吕振海翘起二郎腿,一脸严肃地看着马立新,语气加重说道:“马校长,这就是县局党委对你的考验啊。石油公司借钱的可不止教育系统一家,县医院也借了,而且借得更多。” 说完,他用手指有节奏地敲了敲桌子,强调事情的严重性。

马立新更加为难,说道:“吕局长,我怎么听说石油公司买的这批设备一直没到?”

吕振海掰了掰腿,过了好一会儿才不紧不慢地说:“现在有些乱啊,合同和信用都不太靠谱。石油公司确实付了钱,下属炼油厂也定了设备、付了款,但设备一直没发货。石油公司已经带着律师去东北了,相信设备很快就能运过来。设备一到,县石油公司就能盘活。到时候从地下抽油就能卖钱,这有什么难的?所以你要给老师们做做工作,石油公司不会在意这点钱,到时候还会支付利息,12% 的利息,比银行还高两个点,局里这也是为全县教师谋福利。”

马立新并不像吕振海那么乐观,他满脸为难地说:“吕局长,新县长和泰峰书记不一样,泰峰书记只会喊口号,新县长可是动真格的。二官屯乡的老田,背景够硬了吧,就因为卖了点农药,直接就写了辞职报告,这在以前想都不敢想。所以要是县长知道我们把工资借给石油公司,恐怕不会轻易抬手。”

吕振海却一副无所谓的样子,不屑地说:“县长还能把东洪县的中层干部全免了?不瞒你说,现在乡镇和村里对这位李县长意见很大。泰峰书记从来不敢动干部的利益,新县长一来就把乡镇的提留统筹削减了三分之一,还要求县里财政慰问教师、奖励学生,钱从哪儿来?他现在还没转正,只是主持工作的副县长,就算马上成为代理县长,头上不还有代理管着。我都听说了,不少干部准备联合起来,他要是再把东洪干部当软柿子捏,转正时选票恐怕不好看。”

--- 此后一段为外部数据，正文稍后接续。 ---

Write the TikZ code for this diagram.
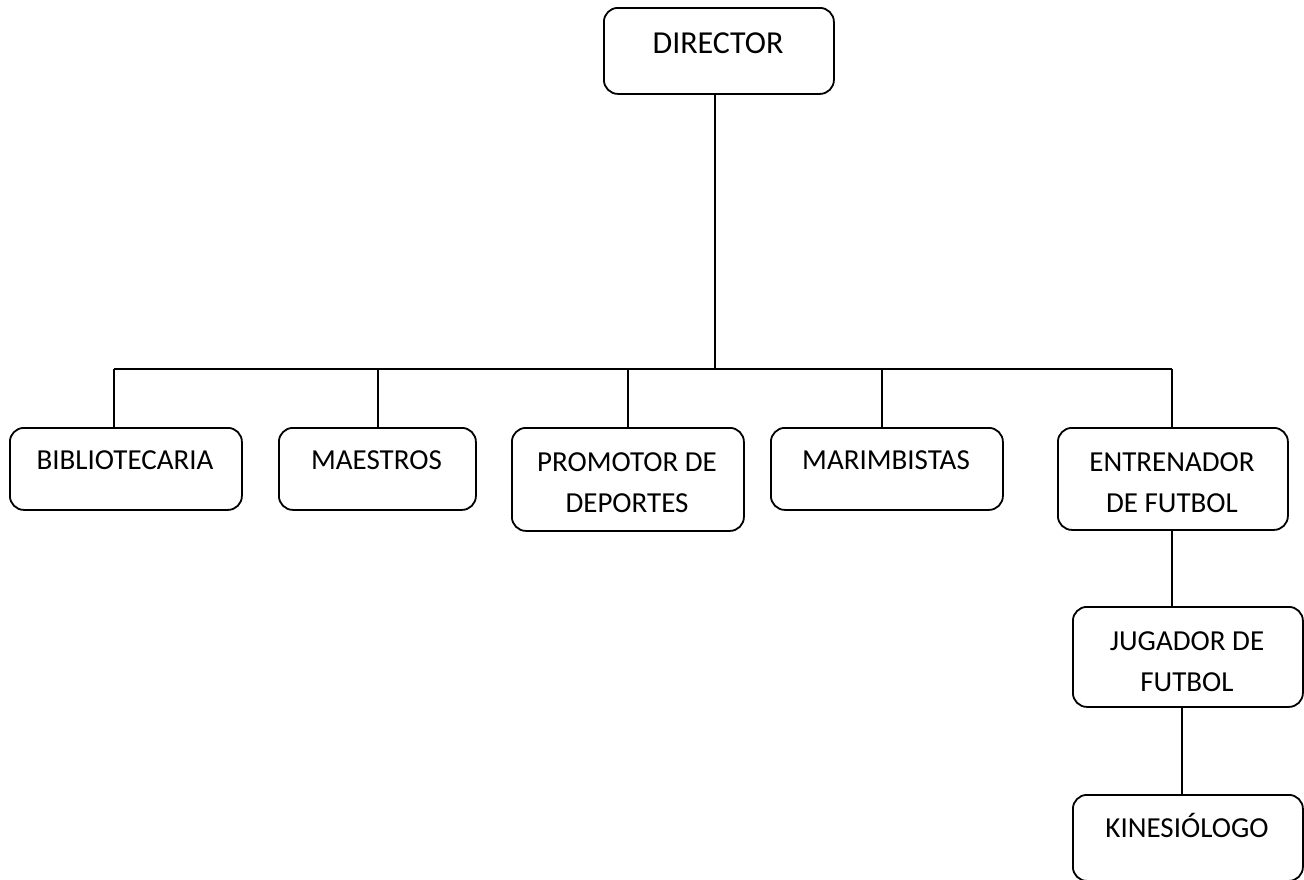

马立新着急地说:“县长体不体面我管不了,可 9 月 10 号教师节,县长参加表彰大会,要是工资发不下来,可就不体面了。吕局长,您别怪我说话直,钱要是不兑现,到时候您脸上也不好看。”

吕振海瞥了马立新一眼,语气不善地说:“怎么,马校长,有人这是要和组织对着干?”